At the county meeting the candidature of Skipwith, the sitting Member, was unanimously supported, but the second place was disputed between John Mordaunt, Sir Charles’s son, and Sir Charles Holte, of Aston, the nominee of the Birmingham commercial interests.
The struggle which followed demonstrated the amazing growth of Birmingham. Holte was lauded as ‘the man, who ... is most likely to serve the county at large, but particularly this populous and commercial town, which at this present critical era requires in our representatives the utmost vigilance, activity and ability’.4 In 1700 the population of the town had been estimated at about 15,000; by the end of the century it was 78,000, and the most rapid period of growth seems to have been in the 1760’s and 1770’s.5 Most of the industrial development in the county had been in the north, in the hundred of Hemlingford. It was from this hundred that Holte drew nearly two-thirds of his total vote, polling 1,175 against 315 for Mordaunt.6 In fact, in Hemlingford Holte even outpolled Skipwith, whose seat was not in dispute. In the other three hundreds Mordaunt outpolled Holte by more than two to one, but the weight of Hemlingford carried the election for Holte. Birmingham itself gave him 366 against 39 for Mordaunt; Solihull gave him 107-3, Aston 134-8, and Tamworth 106-4. Mordaunt had more support from the gentry: 134 electors of the rank of esquire or above polled for him, against 99 for his opponent; and the clergy were even more decisively in Mordaunt’s favour, giving him 74 votes against 33 for Holte. The poll lasted eleven days, and Holte made a triumphant entry into Birmingham ‘attended by upwards of 700 gentlemen and freeholders’.7
Neither of the sitting Members stood for re-election in 1780, and the Birmingham freeholders were determined not to relinquish the advantage they had gained. The Birmingham Gazette, 11 Sept. 1780, carried the following notice:
It is probable two other gentlemen may be nominated in their stead, in a great measure unconnected with this opulent town and its vicinity, and therefore not very likely to attend closely to its interests. Under these circumstances, a meeting of some of the most respectable freeholders has been convened, and ... is determined to form an association of the independent freeholders in this town and county.
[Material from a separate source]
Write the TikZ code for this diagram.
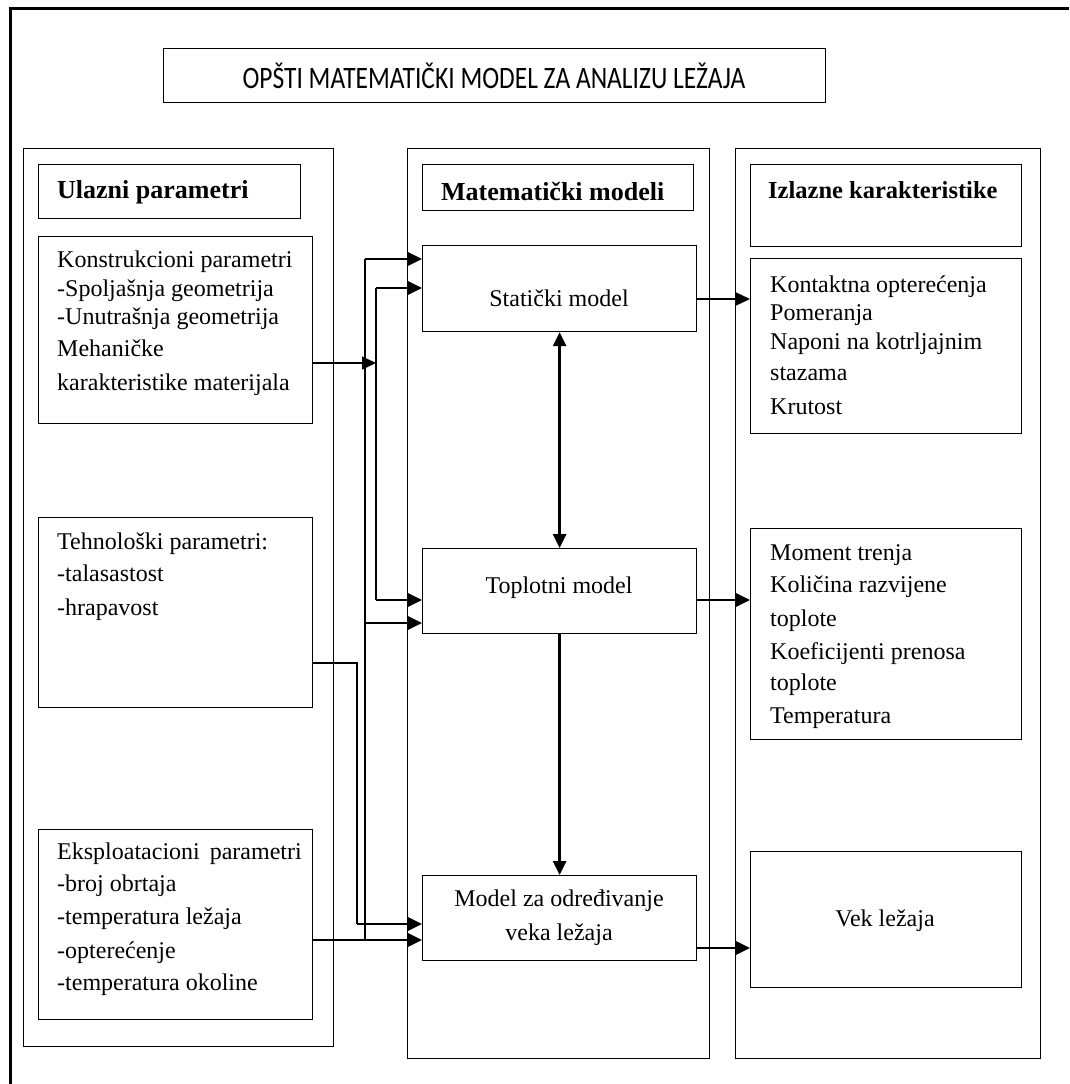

The objects of the association were explained in a letter from Thomas Gem to Lord Dartmouth:8
The various commercial regulations so frequently made by the legislature affect the trade and manufactures of this place very much and render it an object of great importance to its inhabitants that gentlemen may, if possible, be chosen for the county who are connected with the people and not entirely uninformed of the particulars in which their interest consists. ... We have applied to Sir Robert Lawley for this purpose, who has consented to stand forth as a candidate ... The freeholders in this place and its environs are almost unanimous in his favour.
At the county meeting, Lawley’s nomination was accepted without opposition, but two other candidates, Sir George Shuckburgh and William Holbech were proposed for second place.9 Holbech was not willing to face a contest, however, and Lawley and Shuckburgh were returned unopposed; and again in 1784.